'''

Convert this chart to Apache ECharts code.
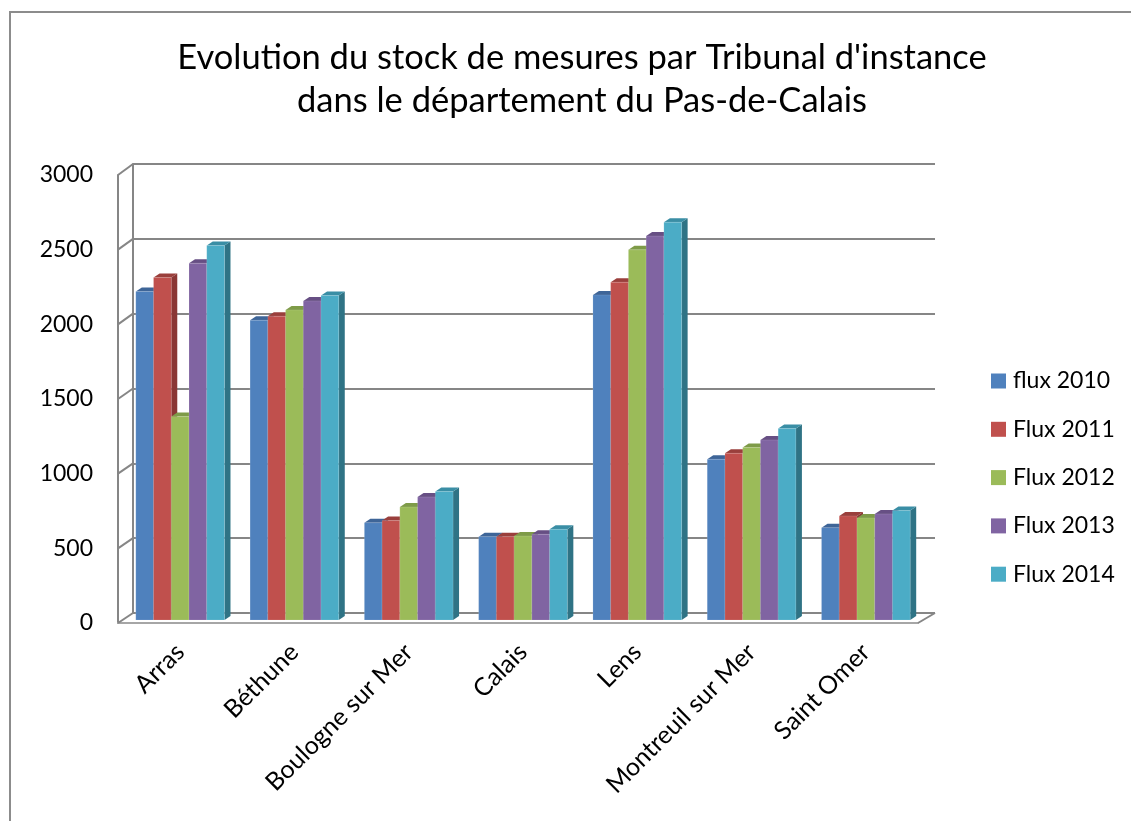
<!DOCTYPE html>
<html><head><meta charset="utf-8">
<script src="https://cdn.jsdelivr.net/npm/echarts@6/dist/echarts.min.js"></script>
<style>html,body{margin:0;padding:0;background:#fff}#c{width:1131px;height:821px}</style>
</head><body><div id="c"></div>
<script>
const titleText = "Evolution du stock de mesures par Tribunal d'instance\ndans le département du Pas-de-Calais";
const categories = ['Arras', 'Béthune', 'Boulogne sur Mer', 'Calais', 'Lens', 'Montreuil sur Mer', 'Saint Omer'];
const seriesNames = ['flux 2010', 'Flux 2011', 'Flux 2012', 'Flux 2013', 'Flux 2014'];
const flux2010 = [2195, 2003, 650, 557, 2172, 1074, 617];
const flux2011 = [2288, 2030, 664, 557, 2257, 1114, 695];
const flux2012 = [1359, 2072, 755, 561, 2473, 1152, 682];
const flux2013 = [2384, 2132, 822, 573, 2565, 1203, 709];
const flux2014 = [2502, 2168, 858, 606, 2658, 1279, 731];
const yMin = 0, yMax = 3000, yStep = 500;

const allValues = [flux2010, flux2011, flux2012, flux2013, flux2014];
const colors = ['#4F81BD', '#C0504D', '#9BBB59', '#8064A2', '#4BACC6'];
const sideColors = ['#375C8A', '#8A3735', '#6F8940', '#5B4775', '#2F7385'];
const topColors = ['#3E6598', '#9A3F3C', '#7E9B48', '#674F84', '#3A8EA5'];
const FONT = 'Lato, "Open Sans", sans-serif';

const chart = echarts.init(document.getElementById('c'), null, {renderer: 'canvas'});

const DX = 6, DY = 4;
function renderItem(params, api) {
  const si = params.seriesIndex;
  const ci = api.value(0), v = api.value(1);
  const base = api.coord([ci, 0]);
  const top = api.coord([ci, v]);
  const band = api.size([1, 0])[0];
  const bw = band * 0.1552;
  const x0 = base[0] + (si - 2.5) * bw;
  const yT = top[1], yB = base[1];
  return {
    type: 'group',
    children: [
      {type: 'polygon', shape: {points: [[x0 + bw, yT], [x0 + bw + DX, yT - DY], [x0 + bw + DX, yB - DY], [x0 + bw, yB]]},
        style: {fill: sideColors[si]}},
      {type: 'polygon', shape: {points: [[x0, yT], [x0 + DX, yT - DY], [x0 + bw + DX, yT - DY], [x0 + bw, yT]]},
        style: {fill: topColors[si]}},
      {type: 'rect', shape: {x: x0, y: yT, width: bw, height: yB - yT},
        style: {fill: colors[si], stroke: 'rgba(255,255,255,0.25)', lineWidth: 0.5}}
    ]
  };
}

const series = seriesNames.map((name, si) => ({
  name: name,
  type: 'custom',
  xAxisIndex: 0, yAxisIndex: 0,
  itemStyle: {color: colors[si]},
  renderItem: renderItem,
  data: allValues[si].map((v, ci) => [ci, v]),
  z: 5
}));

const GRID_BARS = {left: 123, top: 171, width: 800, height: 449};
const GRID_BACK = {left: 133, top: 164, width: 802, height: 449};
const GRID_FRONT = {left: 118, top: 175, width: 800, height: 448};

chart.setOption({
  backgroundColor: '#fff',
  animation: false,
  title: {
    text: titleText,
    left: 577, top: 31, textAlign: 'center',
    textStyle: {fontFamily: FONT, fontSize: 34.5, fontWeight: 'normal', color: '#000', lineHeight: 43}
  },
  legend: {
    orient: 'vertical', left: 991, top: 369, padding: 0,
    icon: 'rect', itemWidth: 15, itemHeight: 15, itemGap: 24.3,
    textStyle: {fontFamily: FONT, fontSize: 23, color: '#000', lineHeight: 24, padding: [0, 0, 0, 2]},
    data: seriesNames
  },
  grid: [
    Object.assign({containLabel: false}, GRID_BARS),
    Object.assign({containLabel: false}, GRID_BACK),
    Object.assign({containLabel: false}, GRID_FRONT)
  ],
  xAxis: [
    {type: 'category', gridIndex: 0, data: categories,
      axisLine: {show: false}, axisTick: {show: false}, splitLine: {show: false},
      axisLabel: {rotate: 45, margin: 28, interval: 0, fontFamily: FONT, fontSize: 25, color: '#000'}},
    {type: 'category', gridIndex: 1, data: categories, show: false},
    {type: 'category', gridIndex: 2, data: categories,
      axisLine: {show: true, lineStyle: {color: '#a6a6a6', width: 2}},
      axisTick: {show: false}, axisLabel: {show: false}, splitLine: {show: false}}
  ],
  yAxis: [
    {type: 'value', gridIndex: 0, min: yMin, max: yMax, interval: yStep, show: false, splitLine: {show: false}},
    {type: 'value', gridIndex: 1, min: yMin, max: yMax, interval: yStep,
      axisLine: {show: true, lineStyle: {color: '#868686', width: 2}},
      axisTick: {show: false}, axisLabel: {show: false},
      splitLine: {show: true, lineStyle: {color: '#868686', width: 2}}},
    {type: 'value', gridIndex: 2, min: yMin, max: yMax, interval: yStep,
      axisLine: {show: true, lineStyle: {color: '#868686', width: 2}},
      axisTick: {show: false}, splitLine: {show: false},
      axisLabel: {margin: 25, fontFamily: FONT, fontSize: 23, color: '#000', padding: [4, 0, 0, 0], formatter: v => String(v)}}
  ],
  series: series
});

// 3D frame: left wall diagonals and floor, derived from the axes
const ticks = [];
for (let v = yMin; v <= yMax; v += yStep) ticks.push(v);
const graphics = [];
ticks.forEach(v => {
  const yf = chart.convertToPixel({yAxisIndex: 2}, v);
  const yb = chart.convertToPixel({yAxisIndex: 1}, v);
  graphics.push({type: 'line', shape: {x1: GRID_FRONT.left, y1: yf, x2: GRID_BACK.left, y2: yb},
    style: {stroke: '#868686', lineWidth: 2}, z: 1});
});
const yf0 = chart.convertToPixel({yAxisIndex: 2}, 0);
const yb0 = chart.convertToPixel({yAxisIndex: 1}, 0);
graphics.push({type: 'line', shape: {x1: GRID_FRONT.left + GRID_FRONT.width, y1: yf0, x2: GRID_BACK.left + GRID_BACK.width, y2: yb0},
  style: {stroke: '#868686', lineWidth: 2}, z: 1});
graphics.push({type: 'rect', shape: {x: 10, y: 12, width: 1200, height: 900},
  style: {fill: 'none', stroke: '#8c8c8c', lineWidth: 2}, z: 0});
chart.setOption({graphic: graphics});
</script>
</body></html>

'''

* TASK STATEMENT
Leave out the pictures and copy the rest of the material above exactly.

* THE SOLUTION
Convert this chart to Apache ECharts code.
<!DOCTYPE html>
<html><head><meta charset="utf-8">
<script src="https://cdn.jsdelivr.net/npm/echarts@6/dist/echarts.min.js"></script>
<style>html,body{margin:0;padding:0;background:#fff}#c{width:1131px;height:821px}</style>
</head><body><div id="c"></div>
<script>
const titleText = "Evolution du stock de mesures par Tribunal d'instance\ndans le département du Pas-de-Calais";
const categories = ['Arras', 'Béthune', 'Boulogne sur Mer', 'Calais', 'Lens', 'Montreuil sur Mer', 'Saint Omer'];
const seriesNames = ['flux 2010', 'Flux 2011', 'Flux 2012', 'Flux 2013', 'Flux 2014'];
const flux2010 = [2195, 2003, 650, 557, 2172, 1074, 617];
const flux2011 = [2288, 2030, 664, 557, 2257, 1114, 695];
const flux2012 = [1359, 2072, 755, 561, 2473, 1152, 682];
const flux2013 = [2384, 2132, 822, 573, 2565, 1203, 709];
const flux2014 = [2502, 2168, 858, 606, 2658, 1279, 731];
const yMin = 0, yMax = 3000, yStep = 500;

const allValues = [flux2010, flux2011, flux2012, flux2013, flux2014];
const colors = ['#4F81BD', '#C0504D', '#9BBB59', '#8064A2', '#4BACC6'];
const sideColors = ['#375C8A', '#8A3735', '#6F8940', '#5B4775', '#2F7385'];
const topColors = ['#3E6598', '#9A3F3C', '#7E9B48', '#674F84', '#3A8EA5'];
const FONT = 'Lato, "Open Sans", sans-serif';

const chart = echarts.init(document.getElementById('c'), null, {renderer: 'canvas'});

const DX = 6, DY = 4;
function renderItem(params, api) {
  const si = params.seriesIndex;
  const ci = api.value(0), v = api.value(1);
  const base = api.coord([ci, 0]);
  const top = api.coord([ci, v]);
  const band = api.size([1, 0])[0];
  const bw = band * 0.1552;
  const x0 = base[0] + (si - 2.5) * bw;
  const yT = top[1], yB = base[1];
  return {
    type: 'group',
    children: [
      {type: 'polygon', shape: {points: [[x0 + bw, yT], [x0 + bw + DX, yT - DY], [x0 + bw + DX, yB - DY], [x0 + bw, yB]]},
        style: {fill: sideColors[si]}},
      {type: 'polygon', shape: {points: [[x0, yT], [x0 + DX, yT - DY], [x0 + bw + DX, yT - DY], [x0 + bw, yT]]},
        style: {fill: topColors[si]}},
      {type: 'rect', shape: {x: x0, y: yT, width: bw, height: yB - yT},
        style: {fill: colors[si], stroke: 'rgba(255,255,255,0.25)', lineWidth: 0.5}}
    ]
  };
}

const series = seriesNames.map((name, si) => ({
  name: name,
  type: 'custom',
  xAxisIndex: 0, yAxisIndex: 0,
  itemStyle: {color: colors[si]},
  renderItem: renderItem,
  data: allValues[si].map((v, ci) => [ci, v]),
  z: 5
}));

const GRID_BARS = {left: 123, top: 171, width: 800, height: 449};
const GRID_BACK = {left: 133, top: 164, width: 802, height: 449};
const GRID_FRONT = {left: 118, top: 175, width: 800, height: 448};

chart.setOption({
  backgroundColor: '#fff',
  animation: false,
  title: {
    text: titleText,
    left: 577, top: 31, textAlign: 'center',
    textStyle: {fontFamily: FONT, fontSize: 34.5, fontWeight: 'normal', color: '#000', lineHeight: 43}
  },
  legend: {
    orient: 'vertical', left: 991, top: 369, padding: 0,
    icon: 'rect', itemWidth: 15, itemHeight: 15, itemGap: 24.3,
    textStyle: {fontFamily: FONT, fontSize: 23, color: '#000', lineHeight: 24, padding: [0, 0, 0, 2]},
    data: seriesNames
  },
  grid: [
    Object.assign({containLabel: false}, GRID_BARS),
    Object.assign({containLabel: false}, GRID_BACK),
    Object.assign({containLabel: false}, GRID_FRONT)
  ],
  xAxis: [
    {type: 'category', gridIndex: 0, data: categories,
      axisLine: {show: false}, axisTick: {show: false}, splitLine: {show: false},
      axisLabel: {rotate: 45, margin: 28, interval: 0, fontFamily: FONT, fontSize: 25, color: '#000'}},
    {type: 'category', gridIndex: 1, data: categories, show: false},
    {type: 'category', gridIndex: 2, data: categories,
      axisLine: {show: true, lineStyle: {color: '#a6a6a6', width: 2}},
      axisTick: {show: false}, axisLabel: {show: false}, splitLine: {show: false}}
  ],
  yAxis: [
    {type: 'value', gridIndex: 0, min: yMin, max: yMax, interval: yStep, show: false, splitLine: {show: false}},
    {type: 'value', gridIndex: 1, min: yMin, max: yMax, interval: yStep,
      axisLine: {show: true, lineStyle: {color: '#868686', width: 2}},
      axisTick: {show: false}, axisLabel: {show: false},
      splitLine: {show: true, lineStyle: {color: '#868686', width: 2}}},
    {type: 'value', gridIndex: 2, min: yMin, max: yMax, interval: yStep,
      axisLine: {show: true, lineStyle: {color: '#868686', width: 2}},
      axisTick: {show: false}, splitLine: {show: false},
      axisLabel: {margin: 25, fontFamily: FONT, fontSize: 23, color: '#000', padding: [4, 0, 0, 0], formatter: v => String(v)}}
  ],
  series: series
});

// 3D frame: left wall diagonals and floor, derived from the axes
const ticks = [];
for (let v = yMin; v <= yMax; v += yStep) ticks.push(v);
const graphics = [];
ticks.forEach(v => {
  const yf = chart.convertToPixel({yAxisIndex: 2}, v);
  const yb = chart.convertToPixel({yAxisIndex: 1}, v);
  graphics.push({type: 'line', shape: {x1: GRID_FRONT.left, y1: yf, x2: GRID_BACK.left, y2: yb},
    style: {stroke: '#868686', lineWidth: 2}, z: 1});
});
const yf0 = chart.convertToPixel({yAxisIndex: 2}, 0);
const yb0 = chart.convertToPixel({yAxisIndex: 1}, 0);
graphics.push({type: 'line', shape: {x1: GRID_FRONT.left + GRID_FRONT.width, y1: yf0, x2: GRID_BACK.left + GRID_BACK.width, y2: yb0},
  style: {stroke: '#868686', lineWidth: 2}, z: 1});
graphics.push({type: 'rect', shape: {x: 10, y: 12, width: 1200, height: 900},
  style: {fill: 'none', stroke: '#8c8c8c', lineWidth: 2}, z: 0});
chart.setOption({graphic: graphics});
</script>
</body></html>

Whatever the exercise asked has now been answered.